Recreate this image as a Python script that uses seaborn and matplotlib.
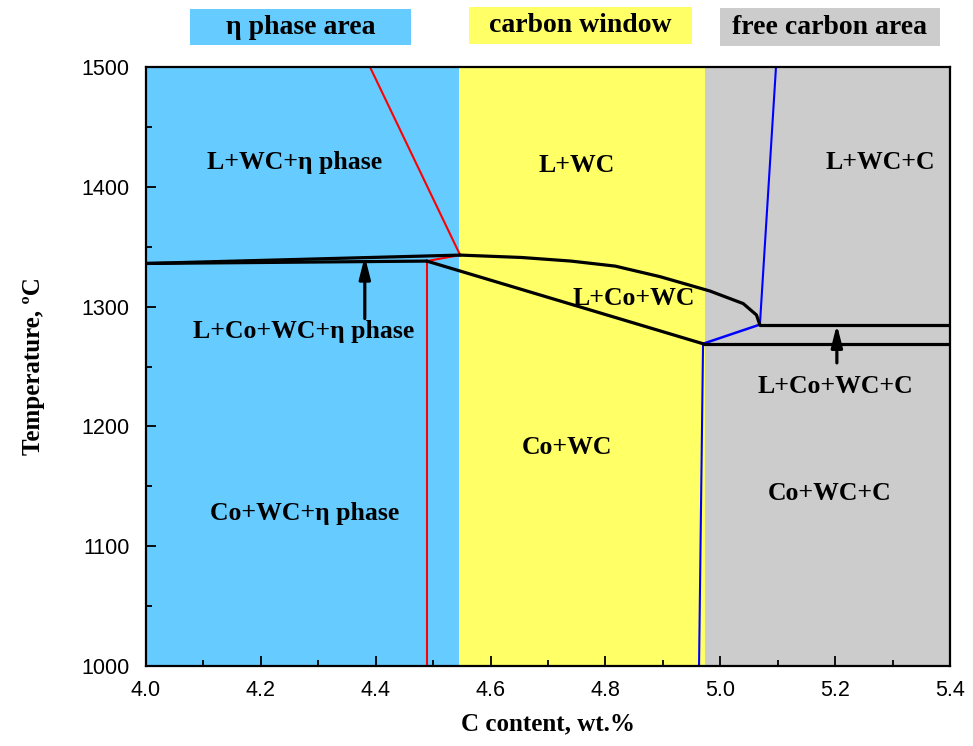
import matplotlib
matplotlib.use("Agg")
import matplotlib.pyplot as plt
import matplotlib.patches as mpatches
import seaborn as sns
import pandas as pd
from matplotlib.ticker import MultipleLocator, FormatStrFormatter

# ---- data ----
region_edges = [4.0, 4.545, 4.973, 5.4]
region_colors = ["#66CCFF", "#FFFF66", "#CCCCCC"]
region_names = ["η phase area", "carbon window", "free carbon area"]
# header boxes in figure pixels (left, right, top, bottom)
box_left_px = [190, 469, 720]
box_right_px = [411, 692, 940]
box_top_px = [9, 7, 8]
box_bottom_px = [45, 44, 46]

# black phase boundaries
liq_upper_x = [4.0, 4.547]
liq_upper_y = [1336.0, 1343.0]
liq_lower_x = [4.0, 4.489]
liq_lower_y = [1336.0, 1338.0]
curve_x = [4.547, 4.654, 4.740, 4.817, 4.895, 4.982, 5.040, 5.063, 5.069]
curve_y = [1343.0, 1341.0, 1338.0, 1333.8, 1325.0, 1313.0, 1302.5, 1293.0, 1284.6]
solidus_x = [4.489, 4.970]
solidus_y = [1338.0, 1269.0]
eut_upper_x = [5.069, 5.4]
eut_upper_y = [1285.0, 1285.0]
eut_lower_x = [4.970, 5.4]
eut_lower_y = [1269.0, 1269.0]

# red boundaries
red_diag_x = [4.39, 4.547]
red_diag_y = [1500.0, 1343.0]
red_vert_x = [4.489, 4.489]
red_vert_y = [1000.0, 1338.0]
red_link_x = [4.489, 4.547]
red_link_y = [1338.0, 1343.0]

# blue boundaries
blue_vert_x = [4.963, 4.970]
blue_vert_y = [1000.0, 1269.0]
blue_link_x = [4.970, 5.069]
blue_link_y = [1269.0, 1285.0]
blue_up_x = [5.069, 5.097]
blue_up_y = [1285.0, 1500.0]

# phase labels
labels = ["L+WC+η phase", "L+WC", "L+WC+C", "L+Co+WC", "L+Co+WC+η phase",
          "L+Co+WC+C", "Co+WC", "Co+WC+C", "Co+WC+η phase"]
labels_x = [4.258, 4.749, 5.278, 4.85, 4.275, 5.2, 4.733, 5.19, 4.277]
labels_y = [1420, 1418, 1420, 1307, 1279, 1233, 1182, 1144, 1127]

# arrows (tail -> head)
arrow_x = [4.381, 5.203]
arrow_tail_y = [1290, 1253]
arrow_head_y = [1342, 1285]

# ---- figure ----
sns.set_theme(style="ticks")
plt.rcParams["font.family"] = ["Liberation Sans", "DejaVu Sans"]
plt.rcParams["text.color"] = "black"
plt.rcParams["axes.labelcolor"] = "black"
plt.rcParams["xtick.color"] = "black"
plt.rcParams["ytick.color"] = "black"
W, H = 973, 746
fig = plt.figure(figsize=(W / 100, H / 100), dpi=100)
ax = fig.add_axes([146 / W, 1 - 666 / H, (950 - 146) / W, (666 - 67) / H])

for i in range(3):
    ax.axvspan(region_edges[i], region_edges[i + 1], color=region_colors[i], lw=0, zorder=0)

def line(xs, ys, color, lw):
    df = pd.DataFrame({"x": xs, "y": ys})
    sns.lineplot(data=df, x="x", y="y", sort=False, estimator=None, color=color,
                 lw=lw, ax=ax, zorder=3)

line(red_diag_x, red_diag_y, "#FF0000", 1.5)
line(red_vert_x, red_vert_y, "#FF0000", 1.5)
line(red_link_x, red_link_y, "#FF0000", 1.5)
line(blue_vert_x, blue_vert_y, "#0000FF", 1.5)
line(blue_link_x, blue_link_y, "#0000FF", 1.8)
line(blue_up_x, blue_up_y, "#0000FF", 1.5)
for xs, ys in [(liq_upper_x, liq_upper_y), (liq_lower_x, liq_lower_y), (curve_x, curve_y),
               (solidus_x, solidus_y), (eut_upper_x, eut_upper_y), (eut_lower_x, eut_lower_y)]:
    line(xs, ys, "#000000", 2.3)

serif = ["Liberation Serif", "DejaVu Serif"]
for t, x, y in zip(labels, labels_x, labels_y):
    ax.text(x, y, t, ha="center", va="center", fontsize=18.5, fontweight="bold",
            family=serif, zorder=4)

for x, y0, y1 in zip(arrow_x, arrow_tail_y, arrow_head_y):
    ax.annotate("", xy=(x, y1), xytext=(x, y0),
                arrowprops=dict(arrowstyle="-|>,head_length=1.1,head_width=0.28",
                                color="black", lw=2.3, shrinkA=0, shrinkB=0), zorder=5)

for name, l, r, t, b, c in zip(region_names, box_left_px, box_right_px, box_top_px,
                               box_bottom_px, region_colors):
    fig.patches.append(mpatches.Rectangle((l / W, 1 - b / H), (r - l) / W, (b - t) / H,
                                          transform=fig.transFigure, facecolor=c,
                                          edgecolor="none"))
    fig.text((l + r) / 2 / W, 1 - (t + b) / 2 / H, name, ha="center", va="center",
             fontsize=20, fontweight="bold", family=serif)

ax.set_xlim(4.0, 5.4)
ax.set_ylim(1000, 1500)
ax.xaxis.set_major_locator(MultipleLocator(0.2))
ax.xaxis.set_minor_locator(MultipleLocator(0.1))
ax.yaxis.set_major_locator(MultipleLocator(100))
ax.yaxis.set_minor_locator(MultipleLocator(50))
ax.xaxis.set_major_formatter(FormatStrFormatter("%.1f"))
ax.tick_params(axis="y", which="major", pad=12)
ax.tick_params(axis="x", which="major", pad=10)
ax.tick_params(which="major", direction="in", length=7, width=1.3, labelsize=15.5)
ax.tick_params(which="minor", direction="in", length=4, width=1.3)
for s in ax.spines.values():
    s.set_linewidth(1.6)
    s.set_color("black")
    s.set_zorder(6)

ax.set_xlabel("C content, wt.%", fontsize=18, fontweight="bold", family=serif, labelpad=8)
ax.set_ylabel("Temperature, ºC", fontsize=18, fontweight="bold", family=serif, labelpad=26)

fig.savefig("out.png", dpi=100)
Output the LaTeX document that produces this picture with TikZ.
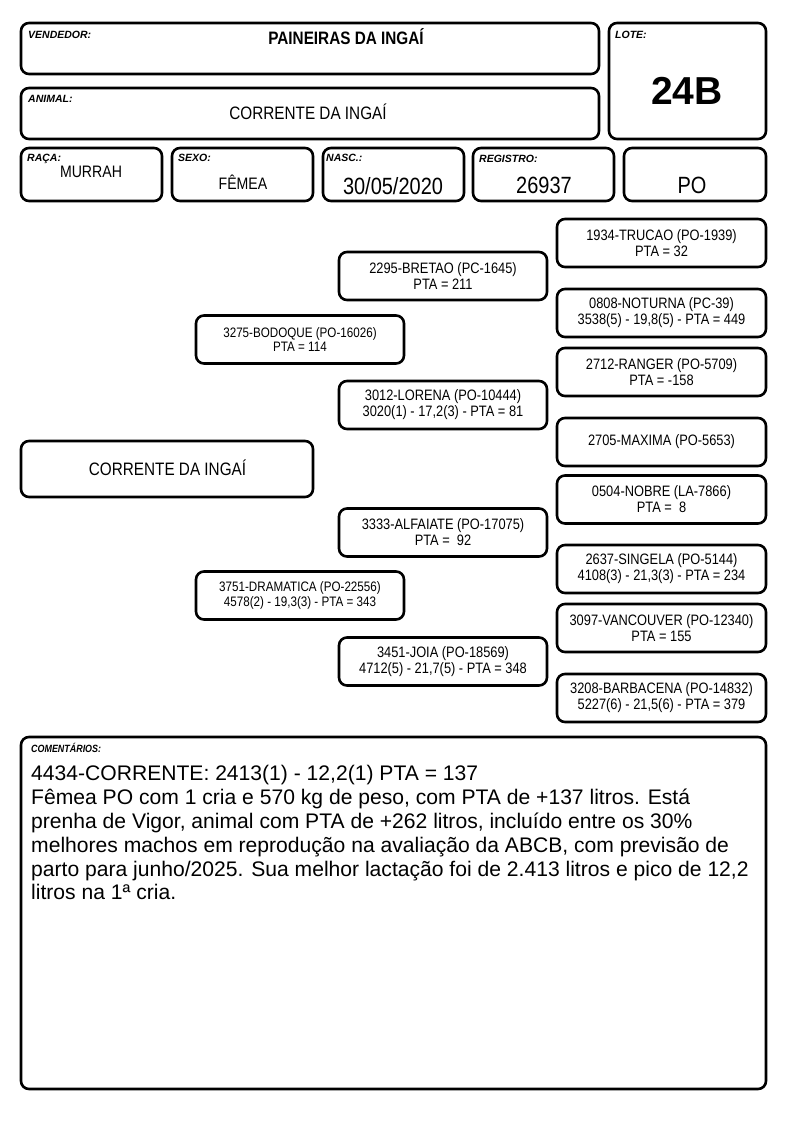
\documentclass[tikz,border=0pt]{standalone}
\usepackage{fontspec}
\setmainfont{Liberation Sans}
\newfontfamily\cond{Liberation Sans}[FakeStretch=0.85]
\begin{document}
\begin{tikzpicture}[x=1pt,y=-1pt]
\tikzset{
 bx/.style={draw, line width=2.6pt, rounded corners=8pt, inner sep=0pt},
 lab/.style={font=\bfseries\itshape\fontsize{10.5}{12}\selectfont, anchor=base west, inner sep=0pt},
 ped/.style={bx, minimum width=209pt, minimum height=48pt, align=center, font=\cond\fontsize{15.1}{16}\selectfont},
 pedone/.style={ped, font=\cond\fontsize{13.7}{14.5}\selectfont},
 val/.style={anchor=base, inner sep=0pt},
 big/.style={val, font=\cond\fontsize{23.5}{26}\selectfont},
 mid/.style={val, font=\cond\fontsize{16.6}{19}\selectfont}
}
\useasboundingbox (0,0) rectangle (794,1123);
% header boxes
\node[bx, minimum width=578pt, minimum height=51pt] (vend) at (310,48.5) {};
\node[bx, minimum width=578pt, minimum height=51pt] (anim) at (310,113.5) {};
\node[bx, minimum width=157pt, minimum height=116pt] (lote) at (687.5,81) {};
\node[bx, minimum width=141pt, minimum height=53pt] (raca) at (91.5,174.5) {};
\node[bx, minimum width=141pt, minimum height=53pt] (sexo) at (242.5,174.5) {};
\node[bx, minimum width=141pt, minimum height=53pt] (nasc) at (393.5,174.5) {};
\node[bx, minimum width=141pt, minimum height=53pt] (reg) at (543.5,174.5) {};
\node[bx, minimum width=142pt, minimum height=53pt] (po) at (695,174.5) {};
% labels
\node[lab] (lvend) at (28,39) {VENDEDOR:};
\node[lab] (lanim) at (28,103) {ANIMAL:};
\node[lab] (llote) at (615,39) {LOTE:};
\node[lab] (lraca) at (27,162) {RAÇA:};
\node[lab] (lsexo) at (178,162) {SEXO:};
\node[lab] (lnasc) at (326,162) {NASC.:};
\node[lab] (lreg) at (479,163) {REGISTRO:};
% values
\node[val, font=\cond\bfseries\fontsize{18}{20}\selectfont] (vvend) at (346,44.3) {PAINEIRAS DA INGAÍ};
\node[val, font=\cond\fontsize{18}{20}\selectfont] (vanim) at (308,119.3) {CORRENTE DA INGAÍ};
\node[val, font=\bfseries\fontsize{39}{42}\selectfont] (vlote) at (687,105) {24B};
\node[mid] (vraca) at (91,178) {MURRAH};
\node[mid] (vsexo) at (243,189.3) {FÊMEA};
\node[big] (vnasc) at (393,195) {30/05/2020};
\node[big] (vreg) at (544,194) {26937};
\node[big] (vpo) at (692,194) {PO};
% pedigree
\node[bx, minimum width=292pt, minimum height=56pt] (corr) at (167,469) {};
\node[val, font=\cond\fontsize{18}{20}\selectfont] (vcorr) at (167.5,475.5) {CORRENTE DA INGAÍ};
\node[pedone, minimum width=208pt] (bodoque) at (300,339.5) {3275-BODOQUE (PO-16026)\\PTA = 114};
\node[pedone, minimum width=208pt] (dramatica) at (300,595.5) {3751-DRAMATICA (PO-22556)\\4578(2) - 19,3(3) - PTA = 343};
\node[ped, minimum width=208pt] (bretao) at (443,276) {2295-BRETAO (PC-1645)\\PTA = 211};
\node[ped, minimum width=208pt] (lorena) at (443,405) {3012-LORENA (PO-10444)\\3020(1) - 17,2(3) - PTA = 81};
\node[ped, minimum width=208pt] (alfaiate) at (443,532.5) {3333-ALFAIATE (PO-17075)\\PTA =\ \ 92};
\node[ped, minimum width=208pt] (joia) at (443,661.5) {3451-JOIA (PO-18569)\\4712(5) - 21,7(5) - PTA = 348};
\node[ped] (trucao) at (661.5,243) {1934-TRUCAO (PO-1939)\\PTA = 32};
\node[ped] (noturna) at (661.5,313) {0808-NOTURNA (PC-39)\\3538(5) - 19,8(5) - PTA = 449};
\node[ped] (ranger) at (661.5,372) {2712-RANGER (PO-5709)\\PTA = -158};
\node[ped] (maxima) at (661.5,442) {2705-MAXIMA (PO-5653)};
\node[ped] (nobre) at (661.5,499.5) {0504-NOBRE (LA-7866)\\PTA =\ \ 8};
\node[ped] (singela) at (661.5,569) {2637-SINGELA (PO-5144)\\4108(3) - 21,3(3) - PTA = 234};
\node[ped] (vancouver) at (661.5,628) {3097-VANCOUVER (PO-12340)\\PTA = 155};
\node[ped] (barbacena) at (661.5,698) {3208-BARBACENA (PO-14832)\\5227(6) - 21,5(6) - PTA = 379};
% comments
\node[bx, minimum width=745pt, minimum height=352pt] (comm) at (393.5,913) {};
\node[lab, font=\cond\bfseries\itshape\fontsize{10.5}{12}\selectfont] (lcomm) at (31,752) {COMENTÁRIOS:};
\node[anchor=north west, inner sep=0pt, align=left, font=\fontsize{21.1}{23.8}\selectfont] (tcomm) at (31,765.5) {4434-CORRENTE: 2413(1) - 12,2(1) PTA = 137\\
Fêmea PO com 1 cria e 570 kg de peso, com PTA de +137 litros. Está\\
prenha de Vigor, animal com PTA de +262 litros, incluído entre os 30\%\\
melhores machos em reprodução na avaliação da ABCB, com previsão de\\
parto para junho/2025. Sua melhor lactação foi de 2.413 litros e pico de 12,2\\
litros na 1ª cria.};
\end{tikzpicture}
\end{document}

=====

_WHAT YOU NEED TO DO_: Skip every picture and return the lines above from the top through the one that contains "arrow_head_y = [1342, 1285]".

_TASK RESULT_:
Recreate this image as a Python script that uses seaborn and matplotlib.
import matplotlib
matplotlib.use("Agg")
import matplotlib.pyplot as plt
import matplotlib.patches as mpatches
import seaborn as sns
import pandas as pd
from matplotlib.ticker import MultipleLocator, FormatStrFormatter

# ---- data ----
region_edges = [4.0, 4.545, 4.973, 5.4]
region_colors = ["#66CCFF", "#FFFF66", "#CCCCCC"]
region_names = ["η phase area", "carbon window", "free carbon area"]
# header boxes in figure pixels (left, right, top, bottom)
box_left_px = [190, 469, 720]
box_right_px = [411, 692, 940]
box_top_px = [9, 7, 8]
box_bottom_px = [45, 44, 46]

# black phase boundaries
liq_upper_x = [4.0, 4.547]
liq_upper_y = [1336.0, 1343.0]
liq_lower_x = [4.0, 4.489]
liq_lower_y = [1336.0, 1338.0]
curve_x = [4.547, 4.654, 4.740, 4.817, 4.895, 4.982, 5.040, 5.063, 5.069]
curve_y = [1343.0, 1341.0, 1338.0, 1333.8, 1325.0, 1313.0, 1302.5, 1293.0, 1284.6]
solidus_x = [4.489, 4.970]
solidus_y = [1338.0, 1269.0]
eut_upper_x = [5.069, 5.4]
eut_upper_y = [1285.0, 1285.0]
eut_lower_x = [4.970, 5.4]
eut_lower_y = [1269.0, 1269.0]

# red boundaries
red_diag_x = [4.39, 4.547]
red_diag_y = [1500.0, 1343.0]
red_vert_x = [4.489, 4.489]
red_vert_y = [1000.0, 1338.0]
red_link_x = [4.489, 4.547]
red_link_y = [1338.0, 1343.0]

# blue boundaries
blue_vert_x = [4.963, 4.970]
blue_vert_y = [1000.0, 1269.0]
blue_link_x = [4.970, 5.069]
blue_link_y = [1269.0, 1285.0]
blue_up_x = [5.069, 5.097]
blue_up_y = [1285.0, 1500.0]

# phase labels
labels = ["L+WC+η phase", "L+WC", "L+WC+C", "L+Co+WC", "L+Co+WC+η phase",
          "L+Co+WC+C", "Co+WC", "Co+WC+C", "Co+WC+η phase"]
labels_x = [4.258, 4.749, 5.278, 4.85, 4.275, 5.2, 4.733, 5.19, 4.277]
labels_y = [1420, 1418, 1420, 1307, 1279, 1233, 1182, 1144, 1127]

# arrows (tail -> head)
arrow_x = [4.381, 5.203]
arrow_tail_y = [1290, 1253]
arrow_head_y = [1342, 1285]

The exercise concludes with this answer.